[Exercise task]
Pictures stay out of the copy. Please reproduce only the lines between the one holding "Generate a Python" and the one holding "import numpy as np", inclusive.
+--
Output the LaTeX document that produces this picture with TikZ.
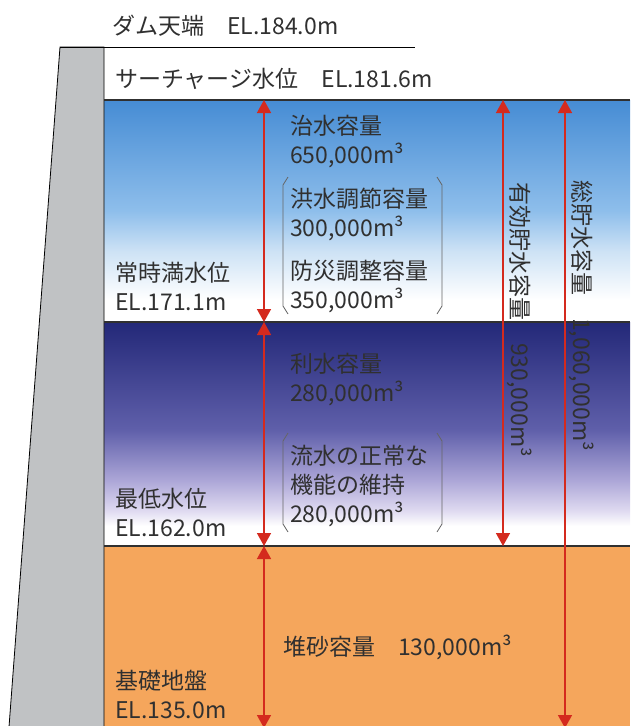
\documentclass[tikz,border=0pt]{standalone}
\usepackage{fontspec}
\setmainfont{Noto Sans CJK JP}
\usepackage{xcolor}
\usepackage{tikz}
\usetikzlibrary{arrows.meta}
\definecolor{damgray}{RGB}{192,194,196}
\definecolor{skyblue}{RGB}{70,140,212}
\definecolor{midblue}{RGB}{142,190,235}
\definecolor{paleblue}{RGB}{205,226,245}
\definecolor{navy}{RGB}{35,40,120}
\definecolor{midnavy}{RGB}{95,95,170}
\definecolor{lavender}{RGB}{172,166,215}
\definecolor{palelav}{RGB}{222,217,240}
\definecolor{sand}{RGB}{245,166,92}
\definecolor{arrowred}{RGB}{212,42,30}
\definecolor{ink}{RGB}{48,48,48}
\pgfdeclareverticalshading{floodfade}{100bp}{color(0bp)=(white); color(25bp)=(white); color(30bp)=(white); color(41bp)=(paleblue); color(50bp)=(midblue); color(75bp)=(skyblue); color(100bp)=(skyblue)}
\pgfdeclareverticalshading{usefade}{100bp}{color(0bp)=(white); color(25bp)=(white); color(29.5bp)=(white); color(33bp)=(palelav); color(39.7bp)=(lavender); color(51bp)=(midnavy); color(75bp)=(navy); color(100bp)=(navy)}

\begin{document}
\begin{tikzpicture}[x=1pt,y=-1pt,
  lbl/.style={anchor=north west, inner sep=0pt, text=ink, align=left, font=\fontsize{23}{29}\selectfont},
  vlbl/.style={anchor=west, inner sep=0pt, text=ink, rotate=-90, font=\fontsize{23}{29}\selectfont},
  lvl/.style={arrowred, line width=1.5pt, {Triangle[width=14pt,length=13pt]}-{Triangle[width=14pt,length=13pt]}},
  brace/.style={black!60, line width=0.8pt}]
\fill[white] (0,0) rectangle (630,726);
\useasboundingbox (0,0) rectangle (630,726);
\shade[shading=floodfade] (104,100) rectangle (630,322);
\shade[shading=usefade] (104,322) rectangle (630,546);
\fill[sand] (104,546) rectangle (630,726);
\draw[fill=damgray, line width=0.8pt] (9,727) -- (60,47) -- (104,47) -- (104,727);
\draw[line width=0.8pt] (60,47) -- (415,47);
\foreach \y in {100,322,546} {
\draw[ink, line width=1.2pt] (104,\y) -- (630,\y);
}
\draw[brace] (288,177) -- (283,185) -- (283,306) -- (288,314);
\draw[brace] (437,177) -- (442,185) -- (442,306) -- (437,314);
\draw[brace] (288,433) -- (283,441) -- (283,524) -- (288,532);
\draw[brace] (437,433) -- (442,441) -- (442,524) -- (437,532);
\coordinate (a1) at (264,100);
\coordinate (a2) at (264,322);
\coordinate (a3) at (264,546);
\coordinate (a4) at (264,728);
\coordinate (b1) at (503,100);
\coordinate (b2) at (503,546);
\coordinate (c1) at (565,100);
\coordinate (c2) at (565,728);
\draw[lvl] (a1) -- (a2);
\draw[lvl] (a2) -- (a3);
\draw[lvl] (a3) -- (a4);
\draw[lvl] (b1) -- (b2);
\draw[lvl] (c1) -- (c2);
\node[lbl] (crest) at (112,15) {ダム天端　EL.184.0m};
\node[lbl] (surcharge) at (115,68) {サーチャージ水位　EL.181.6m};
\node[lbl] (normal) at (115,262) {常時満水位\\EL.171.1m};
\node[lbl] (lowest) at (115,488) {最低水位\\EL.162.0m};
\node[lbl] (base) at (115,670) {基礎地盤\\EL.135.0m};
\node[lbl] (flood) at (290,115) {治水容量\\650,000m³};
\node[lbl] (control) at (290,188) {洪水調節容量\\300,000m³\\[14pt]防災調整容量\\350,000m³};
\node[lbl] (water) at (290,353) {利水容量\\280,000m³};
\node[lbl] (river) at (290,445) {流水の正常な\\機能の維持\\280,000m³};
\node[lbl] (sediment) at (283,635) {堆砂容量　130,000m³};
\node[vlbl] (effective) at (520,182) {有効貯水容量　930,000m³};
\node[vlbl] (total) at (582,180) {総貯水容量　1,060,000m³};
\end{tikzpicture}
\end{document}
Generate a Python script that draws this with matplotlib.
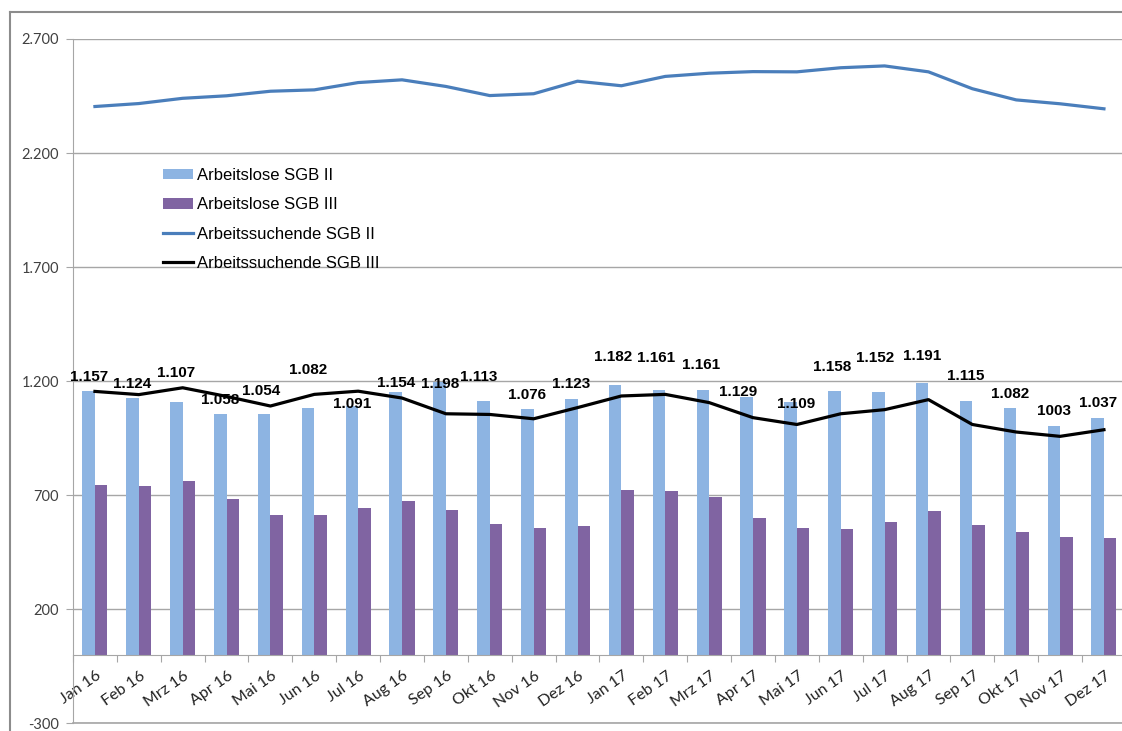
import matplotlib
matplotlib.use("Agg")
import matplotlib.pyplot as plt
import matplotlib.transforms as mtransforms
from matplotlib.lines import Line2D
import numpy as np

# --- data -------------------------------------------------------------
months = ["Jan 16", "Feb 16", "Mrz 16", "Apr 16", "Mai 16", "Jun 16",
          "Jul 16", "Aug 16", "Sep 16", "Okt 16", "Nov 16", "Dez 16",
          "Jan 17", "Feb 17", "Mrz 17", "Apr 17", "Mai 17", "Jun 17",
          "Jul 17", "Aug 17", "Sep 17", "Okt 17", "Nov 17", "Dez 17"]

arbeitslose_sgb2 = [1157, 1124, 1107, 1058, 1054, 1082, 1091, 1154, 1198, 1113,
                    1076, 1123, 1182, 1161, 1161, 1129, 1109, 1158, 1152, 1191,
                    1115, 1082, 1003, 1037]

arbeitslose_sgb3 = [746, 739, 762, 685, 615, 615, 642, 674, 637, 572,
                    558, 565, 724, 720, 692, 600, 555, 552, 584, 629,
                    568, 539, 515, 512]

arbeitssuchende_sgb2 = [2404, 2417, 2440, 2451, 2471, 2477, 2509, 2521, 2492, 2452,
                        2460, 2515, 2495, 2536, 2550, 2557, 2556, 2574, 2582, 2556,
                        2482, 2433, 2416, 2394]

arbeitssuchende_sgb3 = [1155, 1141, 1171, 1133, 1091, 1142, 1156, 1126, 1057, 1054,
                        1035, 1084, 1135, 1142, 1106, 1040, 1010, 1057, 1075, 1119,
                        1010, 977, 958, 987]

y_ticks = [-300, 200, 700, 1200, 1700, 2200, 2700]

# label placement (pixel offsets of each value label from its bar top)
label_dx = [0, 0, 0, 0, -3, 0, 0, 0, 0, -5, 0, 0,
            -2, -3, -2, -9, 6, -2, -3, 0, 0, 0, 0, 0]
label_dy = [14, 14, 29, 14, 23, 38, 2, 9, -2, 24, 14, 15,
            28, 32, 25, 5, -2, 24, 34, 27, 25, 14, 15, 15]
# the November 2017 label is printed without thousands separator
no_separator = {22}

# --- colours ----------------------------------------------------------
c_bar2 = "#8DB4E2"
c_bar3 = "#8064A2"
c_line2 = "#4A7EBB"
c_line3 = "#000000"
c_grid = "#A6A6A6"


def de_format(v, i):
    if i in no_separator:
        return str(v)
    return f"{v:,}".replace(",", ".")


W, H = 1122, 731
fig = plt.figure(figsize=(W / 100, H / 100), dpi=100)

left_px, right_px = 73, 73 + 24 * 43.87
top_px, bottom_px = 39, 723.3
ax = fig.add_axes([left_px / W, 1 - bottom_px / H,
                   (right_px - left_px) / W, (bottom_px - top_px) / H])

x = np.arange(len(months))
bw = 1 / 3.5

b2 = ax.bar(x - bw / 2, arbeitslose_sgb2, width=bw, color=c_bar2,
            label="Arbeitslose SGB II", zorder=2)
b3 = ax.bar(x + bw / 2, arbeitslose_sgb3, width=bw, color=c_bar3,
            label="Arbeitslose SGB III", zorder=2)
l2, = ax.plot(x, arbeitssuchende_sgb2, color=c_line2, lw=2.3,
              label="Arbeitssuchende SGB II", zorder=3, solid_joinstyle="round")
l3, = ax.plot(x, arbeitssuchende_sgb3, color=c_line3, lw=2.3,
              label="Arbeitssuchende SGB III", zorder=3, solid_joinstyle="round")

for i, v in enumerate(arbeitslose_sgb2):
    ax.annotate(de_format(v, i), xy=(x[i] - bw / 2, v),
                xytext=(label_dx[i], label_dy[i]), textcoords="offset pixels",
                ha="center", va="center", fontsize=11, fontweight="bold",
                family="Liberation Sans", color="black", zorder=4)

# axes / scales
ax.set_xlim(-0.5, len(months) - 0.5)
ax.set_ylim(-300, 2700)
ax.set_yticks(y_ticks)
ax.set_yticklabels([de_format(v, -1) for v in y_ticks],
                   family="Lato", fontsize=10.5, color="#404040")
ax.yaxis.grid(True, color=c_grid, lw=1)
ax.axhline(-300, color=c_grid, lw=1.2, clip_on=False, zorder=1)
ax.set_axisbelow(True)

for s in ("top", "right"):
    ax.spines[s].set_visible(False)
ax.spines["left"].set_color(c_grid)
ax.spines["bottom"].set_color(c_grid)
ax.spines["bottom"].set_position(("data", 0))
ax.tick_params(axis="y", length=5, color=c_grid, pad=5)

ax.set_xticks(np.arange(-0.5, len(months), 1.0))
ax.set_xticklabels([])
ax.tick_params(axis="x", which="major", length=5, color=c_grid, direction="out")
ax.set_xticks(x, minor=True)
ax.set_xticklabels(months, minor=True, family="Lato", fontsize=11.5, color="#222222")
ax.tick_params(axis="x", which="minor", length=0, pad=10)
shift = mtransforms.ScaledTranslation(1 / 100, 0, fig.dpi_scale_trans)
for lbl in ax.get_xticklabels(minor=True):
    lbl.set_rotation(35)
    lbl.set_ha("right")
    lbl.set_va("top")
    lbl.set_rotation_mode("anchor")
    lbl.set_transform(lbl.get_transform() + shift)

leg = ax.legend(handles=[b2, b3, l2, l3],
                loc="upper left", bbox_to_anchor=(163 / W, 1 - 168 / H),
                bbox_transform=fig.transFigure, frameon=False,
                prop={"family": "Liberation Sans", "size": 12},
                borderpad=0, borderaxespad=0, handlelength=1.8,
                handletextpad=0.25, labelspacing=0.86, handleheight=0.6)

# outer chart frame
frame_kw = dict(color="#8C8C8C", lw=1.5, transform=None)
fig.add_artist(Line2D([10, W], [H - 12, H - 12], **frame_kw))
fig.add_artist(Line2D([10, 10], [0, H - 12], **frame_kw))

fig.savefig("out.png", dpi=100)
+--
[Task result]
Generate a Python script that draws this with matplotlib.
import matplotlib
matplotlib.use("Agg")
import matplotlib.pyplot as plt
import matplotlib.transforms as mtransforms
from matplotlib.lines import Line2D
import numpy as np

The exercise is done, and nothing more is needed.